The bill's lifecycle approach broadens regulatory scope but creates methodological and enforcement complexity. Lifecycle carbon‑intensity accounting requires standardized boundary choices (well‑to‑wake vs well‑to‑tank), allocation rules for co‑products, and supply‑chain tracing—each of which materially affects reported carbon intensity and therefore compliance costs.
EPA's delegated rulemaking choices on acceptable methods will determine which fuels qualify and whether credits/averaging produce actual emissions reductions or merely shift emissions upstream.
The statutory timetable is aggressive and front‑loaded: a finalized first standard is due by January 1, 2029 for 2030–2034 reductions. That leaves limited time for industry to retrofit vessels, develop low‑carbon bunkering, or for ports to deploy shore power.

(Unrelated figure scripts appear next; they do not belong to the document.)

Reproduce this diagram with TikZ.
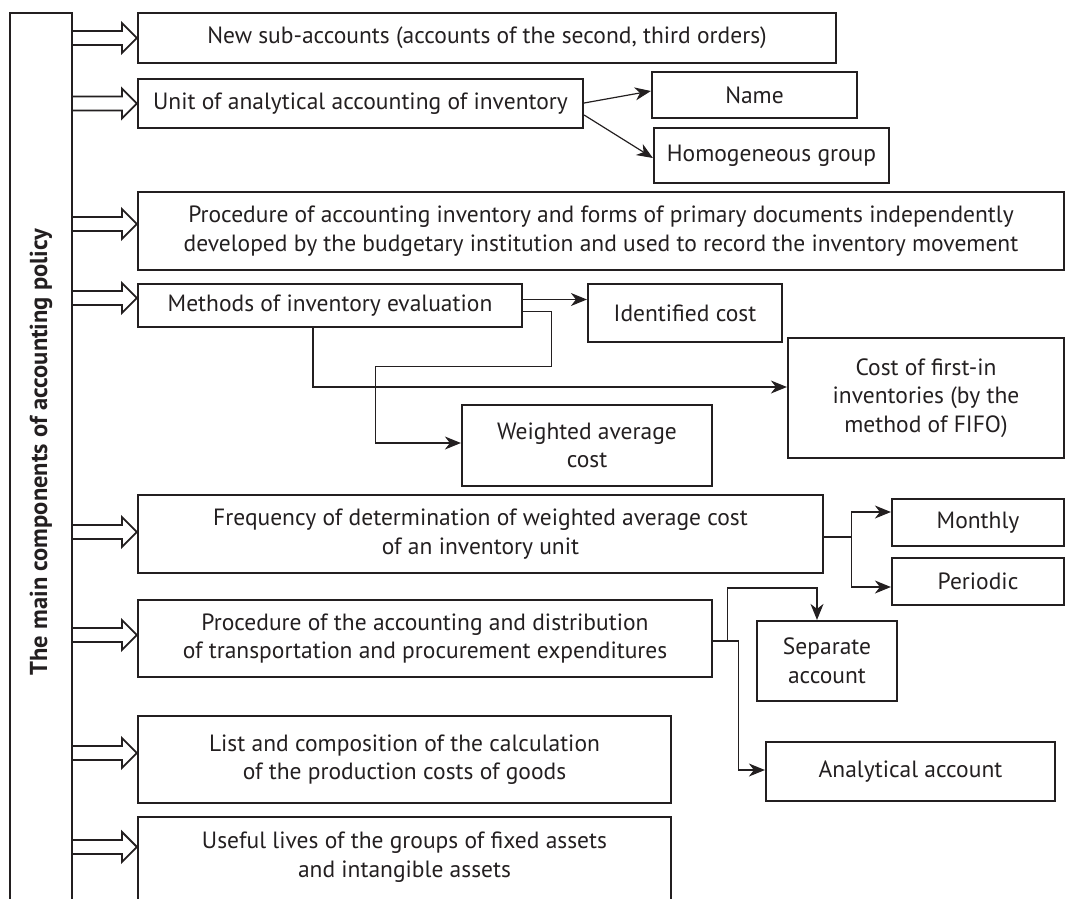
\documentclass[tikz,border=0pt]{standalone}
\usepackage{fontspec}
\setmainfont{PT Sans}
\usetikzlibrary{arrows.meta,calc}
\definecolor{ink}{HTML}{231F20}
\tikzset{
  box/.style={draw=ink, line width=2.2pt, inner sep=0pt, align=center, text=ink,
              font=\fontsize{23.5}{28.5}\selectfont},
  conn/.style={draw=ink, line width=1.2pt, -{Stealth[length=16pt,width=13pt,inset=5pt]}},
  blockarr/.style={draw=ink, line width=1.8pt, line join=miter},
  titletext/.style={text=ink, font=\fontsize{24.5}{28}\selectfont\bfseries, rotate=90, inner sep=0pt}
}
% block arrow from the left bar to the point #1
\newcommand\blockarrow[1]{%
  \draw[blockarr] let \p1=(#1), \p2=(bar.east) in
    (\x2,\y1+7pt) -- (\x1-15pt,\y1+7pt) -- (\x1-15pt,\y1+15pt) -- (\x1,\y1)
    -- (\x1-15pt,\y1-15pt) -- (\x1-15pt,\y1-7pt) -- (\x2,\y1-7pt);}
\begin{document}
\begin{tikzpicture}[x=1pt,y=-1pt]
\clip (0,0) rectangle (1067,898);

% left bar with the rotated title
\node[draw=none, minimum width=62pt, minimum height=920pt, inner sep=0pt] (bar) at (41,473) {};
\draw[ink, line width=2.2pt] (bar.south west) -- (bar.north west) -- (bar.north east) -- (bar.south east);
\node[titletext] (title) at (41,452) {The main components of accounting policy};

% main components
\node[box, minimum width=698pt, minimum height=50pt] (b1) at (487,38)
  {New sub-accounts (accounts of the second, third orders)};
\node[box, minimum width=445pt, minimum height=49pt] (b2) at (360.5,103.5)
  {Unit of analytical accounting of inventory};
\node[box, minimum width=926pt, minimum height=78pt] (b3) at (601,231)
  {Procedure of accounting inventory and forms of primary documents independently\\
   developed by the budgetary institution and used to record the inventory movement};
\node[box, minimum width=384pt, minimum height=43pt] (b4) at (330,305.5)
  {Methods of inventory evaluation};
\node[box, minimum width=685pt, minimum height=78pt] (b5) at (480.5,534)
  {Frequency of determination of weighted average cost\\ of an inventory unit};
\node[box, minimum width=574pt, minimum height=77pt] (b6) at (425,638.5)
  {Procedure of the accounting and distribution\\ of transportation and procurement expenditures};
\node[box, minimum width=533pt, minimum height=87pt] (b7) at (404.5,759.5)
  {List and composition of the calculation\\ of the production costs of goods};
\node[box, minimum width=533pt, minimum height=110pt] (b8) at (404.5,872) {};
\node[box, draw=none] (b8text) at (404.5,857)
  {Useful lives of the groups of fixed assets\\ and intangible assets};

% detail boxes
\node[box, minimum width=205pt, minimum height=46pt] (name) at (754.5,95) {Name};
\node[box, minimum width=235pt, minimum height=55pt] (homog) at (771.5,155.5) {Homogeneous group};
\node[box, minimum width=194pt, minimum height=58pt] (ident) at (685,313) {Identified cost};
\node[box, minimum width=276pt, minimum height=120pt] (fifo) at (926,398)
  {Cost of first-in\\ inventories (by the\\ method of FIFO)};
\node[box, minimum width=250pt, minimum height=81pt] (wavg) at (587,445.5)
  {Weighted average\\ cost};
\node[box, minimum width=172pt, minimum height=47pt] (monthly) at (978,522.5) {Monthly};
\node[box, minimum width=172pt, minimum height=47pt] (periodic) at (978,581.5) {Periodic};
\node[box, minimum width=140pt, minimum height=80pt] (separate) at (827,661) {Separate\\ account};
\node[box, minimum width=289pt, minimum height=59pt] (analyt) at (910.5,771.5) {Analytical account};

% block arrows from the bar
\blockarrow{b1.west}
\blockarrow{b2.west}
\blockarrow{$(b3.west)+(0,-7)$}
\blockarrow{$(b4.west)+(0,-7.5)$}
\blockarrow{$(b5.west)+(0,-2)$}
\blockarrow{$(b6.west)+(0,-3.5)$}
\blockarrow{$(b7.west)+(0,-6.5)$}
\blockarrow{$(b8.north west)+(0,31)$}

% unit of accounting
\draw[conn] ($(b2.east)+(0,-0.5)$) -- ($(name.west)+(0,-4)$);
\draw[conn] ($(b2.east)+(0,11.5)$) -- ($(homog.west)+(0,2.5)$);

% evaluation methods
\draw[conn] ($(b4.east)+(0,-6)$) coordinate (m1) -- (m1 -| ident.west);
\draw[conn] ($(b4.east)+(0,6)$) -- ++(28,0) -- ++(0,55) -- ++(-176,0) |- ($(wavg.west)+(0,-2.5)$);
\draw[conn] ($(b4.south)+(-17,0)$) |- ($(fifo.west)+(0,-11)$);

% frequency
\draw[ink, line width=1.2pt] ($(b5.east)+(0,3)$) -- ++(27,0) coordinate (j1);
\draw[conn] (j1) |- ($(monthly.west)+(0,-10.5)$);
\draw[conn] (j1) |- ($(periodic.west)+(0,5.5)$);

% transportation expenditures
\draw[ink, line width=1.2pt] ($(b6.east)+(0,2.5)$) -- ++(14,0) coordinate (j2);
\draw[conn] (j2) -- ++(0,-53) -| ($(separate.north)+(-10,0)$);
\draw[conn] (j2) -- ++(11,0) |- ($(analyt.west)+(0,-1.5)$);
\end{tikzpicture}
\end{document}
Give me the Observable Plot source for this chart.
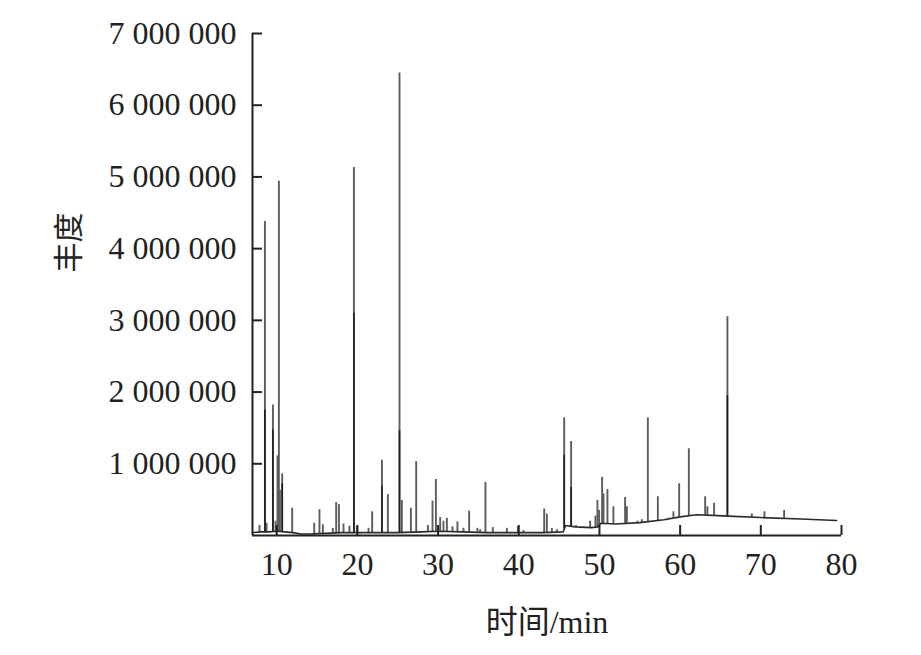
<!DOCTYPE html>
<html><head><meta charset="utf-8">
<script src="https://cdn.jsdelivr.net/npm/d3@7"></script>
<script src="https://cdn.jsdelivr.net/npm/@observablehq/plot@0.6"></script>
<style>body{margin:0;background:#fff}</style>
</head><body><div id="chart"></div>
<script>
// Peak apexes (retention time, min) and abundances
const peakTime = [7.87, 8.54, 8.74, 9.53, 9.85, 10.10, 10.27, 10.40, 10.68, 11.92,
  14.65, 15.30, 15.72, 16.96, 17.37, 17.71, 18.28, 19.02, 19.57, 19.94,
  21.38, 21.83, 23.04, 23.78, 25.22, 25.51, 26.63, 27.29, 28.74, 29.31,
  29.73, 30.26, 30.67, 31.09, 31.78, 32.40, 33.15, 33.85, 34.88, 35.22,
  35.87, 36.79, 38.53, 39.89, 40.58, 43.15, 43.48, 44.10, 44.72, 45.63,
  46.49, 47.11, 48.85, 49.50, 49.75, 49.96, 50.33, 50.50, 50.99, 51.73,
  53.18, 53.40, 54.05, 54.71, 55.25, 56.00, 57.24, 58.02, 58.55, 59.17,
  59.88, 61.08, 63.10, 63.38, 64.21, 65.86, 68.88, 70.45, 72.89];
const peakAbundance = [140000, 4380000, 170000, 1820000, 200000, 1110000, 4940000, 630000, 860000, 380000,
  170000, 360000, 150000, 100000, 460000, 430000, 160000, 130000, 5130000, 120000,
  100000, 330000, 1050000, 570000, 6450000, 490000, 380000, 1030000, 140000, 480000,
  780000, 250000, 200000, 240000, 120000, 190000, 100000, 340000, 100000, 80000,
  740000, 110000, 100000, 120000, 70000, 370000, 300000, 100000, 80000, 1640000,
  1310000, 140000, 200000, 270000, 490000, 350000, 810000, 580000, 640000, 400000,
  530000, 400000, 180000, 200000, 220000, 1640000, 540000, 220000, 240000, 330000,
  720000, 1210000, 540000, 400000, 450000, 3050000, 300000, 330000, 350000];
// darker inner part of the larger peaks
const coreTime = [8.54, 9.53, 10.68, 19.57, 23.04, 25.22, 45.63, 46.49, 65.86];
const coreAbundance = [1750000, 1470000, 720000, 3100000, 690000, 1460000, 1120000, 670000, 1950000];
// baseline of the chromatogram
const baseTime = [7, 8, 9, 10, 11, 12, 13, 14, 16, 18, 20, 22, 25, 28, 30, 33, 36, 40, 43, 45.5, 45.8,
  47, 49, 49.8, 50.2, 52, 55, 58, 60, 62, 64, 66, 70, 75, 79.4];
const baseAbundance = [40000, 50000, 50000, 60000, 50000, 40000, 20000, 20000, 30000, 40000, 40000, 40000,
  40000, 50000, 60000, 50000, 40000, 40000, 40000, 50000, 140000,
  120000, 110000, 120000, 170000, 160000, 180000, 220000, 260000, 290000, 280000, 270000, 250000, 230000, 210000];

const xTicks = [10, 20, 30, 40, 50, 60, 70, 80];
const yTicks = [1000000, 2000000, 3000000, 4000000, 5000000, 6000000, 7000000];
const xLabel = "时间/min";
const yLabel = "丰度";

const baseAt = d3.scaleLinear().domain(baseTime).range(baseAbundance).clamp(true);
const baseline = baseTime.map((t, i) => ({t, v: baseAbundance[i]}));
const peaks = peakTime.map((t, i) => ({t, y1: baseAt(t), y2: peakAbundance[i]}));
const cores = coreTime.map((t, i) => ({t, y1: baseAt(t), y2: coreAbundance[i]}));
const fmt = d => d3.format(",")(d).replace(/,/g, " ");

const chart = Plot.plot({
  width: 921, height: 655,
  marginLeft: 252, marginRight: 80, marginTop: 33, marginBottom: 120,
  x: {domain: [7, 80], label: null},
  y: {domain: [0, 7000000], label: null},
  style: {fontFamily: "'Liberation Serif', 'Noto Sans CJK SC', serif", fontSize: "32px", color: "#222", background: "#fff"},
  marks: [
    Plot.ruleX(peaks, {x: "t", y1: "y1", y2: "y2", stroke: "#5c5c5c", strokeWidth: 1.9}),
    Plot.ruleX(cores, {x: "t", y1: "y1", y2: "y2", stroke: "#1e1e1e", strokeWidth: 1.6}),
    Plot.line(baseline, {x: "t", y: "v", stroke: "#2a2a2a", strokeWidth: 1.6}),
    Plot.ruleX([7], {stroke: "#222", strokeWidth: 2}),
    Plot.ruleY([0], {stroke: "#222", strokeWidth: 2}),
    Plot.axisY(yTicks, {tickSize: 0, tickPadding: 16, tickFormat: fmt, label: null}),
    Plot.axisY(yTicks, {tickSize: 10, dx: 10, tickFormat: () => "", strokeWidth: 2, label: null}),
    Plot.axisX(xTicks, {tickSize: 0, tickPadding: 17, tickFormat: d => String(d), label: null}),
    Plot.axisX(xTicks, {tickSize: 10, dy: -10, tickFormat: () => "", strokeWidth: 2, label: null}),
    Plot.text([yLabel], {frameAnchor: "left", dx: -183, dy: -12, rotate: -90, fontSize: 30, fill: "#222"}),
    Plot.text([xLabel], {frameAnchor: "bottom", dy: 97, fontSize: 32, fill: "#222"})
  ]
});
document.getElementById("chart").appendChild(chart);
</script>
</body></html>
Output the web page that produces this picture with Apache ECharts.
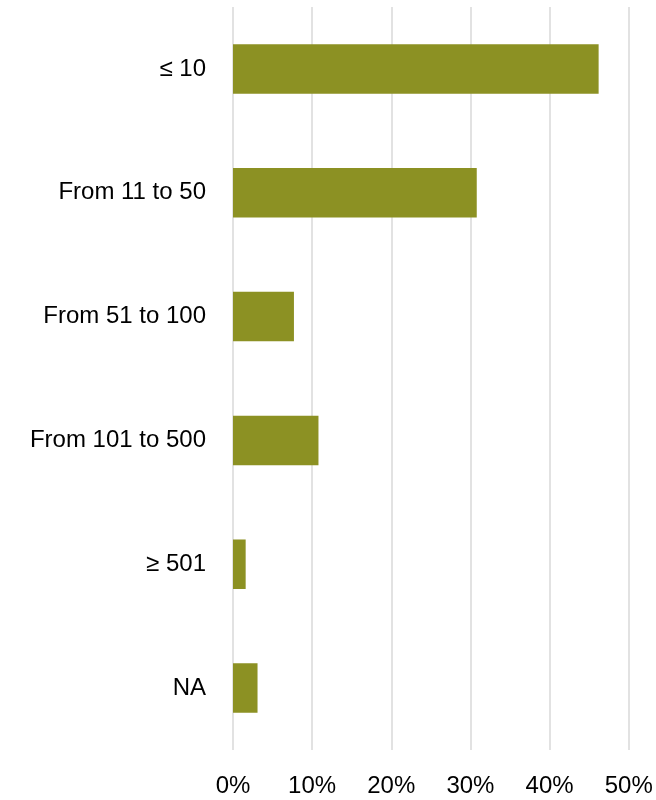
<!DOCTYPE html>
<html>
<head>
<meta charset="utf-8">
<script src="https://cdn.jsdelivr.net/npm/echarts@6/dist/echarts.min.js"></script>
<style>html,body{margin:0;padding:0;background:#fff}#c{width:656px;height:800px}</style>
</head>
<body>
<div id="c"></div>
<script>
var categories = ["≤ 10", "From 11 to 50", "From 51 to 100", "From 101 to 500", "≥ 501", "NA"];
var values = [46.2, 30.8, 7.7, 10.8, 1.6, 3.1];
var tickLabels = ["0%", "10%", "20%", "30%", "40%", "50%"];

var chart = echarts.init(document.getElementById('c'), null, {renderer: 'canvas'});
chart.setOption({
  animation: false,
  grid: {left: 233, right: 656 - 628.7, top: 7, bottom: 50, containLabel: false},
  xAxis: {
    type: 'value', min: 0, max: 50, interval: 10,
    axisLine: {show: false}, axisTick: {show: false},
    splitLine: {show: true, lineStyle: {color: '#d9d9d9', width: 1.5}},
    axisLabel: {
      margin: 24, color: '#000', fontFamily: 'Liberation Sans', fontSize: 24,
      formatter: function (v) { return tickLabels[Math.round(v / 10)]; }
    }
  },
  yAxis: {
    type: 'category', data: categories, inverse: true,
    axisLine: {show: false}, axisTick: {show: false},
    axisLabel: {margin: 27, color: '#000', fontFamily: 'Liberation Sans', fontSize: 24}
  },
  series: [{
    type: 'bar', data: values, barWidth: '40%',
    itemStyle: {color: '#8c9123'}
  }]
});
</script>
</body>
</html>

The feasibility exception gives EPA discretion but sets no quantitative floor, which creates uncertainty for investors and for international relations if the IMO develops divergent rules. The enforcement avenue via CAA section 304(a)(1) makes citizen suits likely, increasing litigation risk over baseline calculations, monitoring methods, and feasibility findings.
Finally, the bill does not fund port infrastructure, transitional assistance for smaller operators, or verification capacity; those omissions risk uneven compliance outcomes and potential market concentration benefits for larger firms that can finance the transition.